Reduced carbon content Materials with less than 0.05% carbon normally have sufficient resistance against IGC after welding. Extra-low carbon content steels with maximum 0.030% carbon have very good resistance
to IGC. This is also true for steels stabilized with titanium (Ti) or niobium (Nb). These types of steel form niobium or titanium carbides instead of chromium carbides. This avoids the critical decrease in the chromium content.
A recently launched example of a material developed to combat chromium carbide precipitation and IGC is Sanicro® 825 from Sandvik Materials Technology. The grade is a titanium-stabilized nickel-iron-chromium alloy with an extra-low carbon content.

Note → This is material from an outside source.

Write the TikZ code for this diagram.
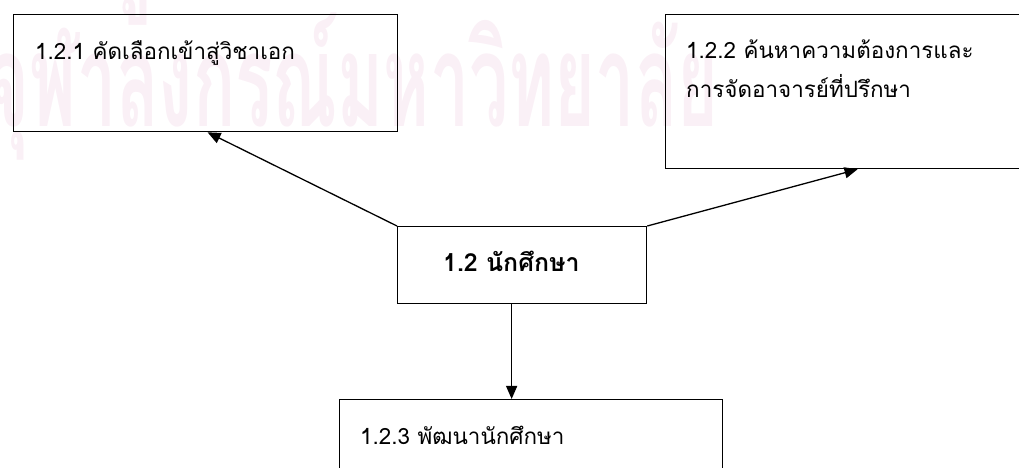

Available in bar and hollow bar and containing more than 40% nickel, it has excellent corrosion resistance and good machinability and was designed to avoid the risk of intermetallic phases during welding at higher temperatures, even in the heaviest sizes.
A growing trend
To conclude, corrosion mitigation will always be a key consideration for LNG applications. The development of stainless steels to optimize machining properties and improve welding capabilities will continue. However, the addition of inclusions opens up the potential to improve the properties and capabilities of an even broader range of steel types – from austenitic stainless steels to duplex and higher alloys. This will enable OEMs to achieve higher productivity and longer tool life to support LNG’s growth.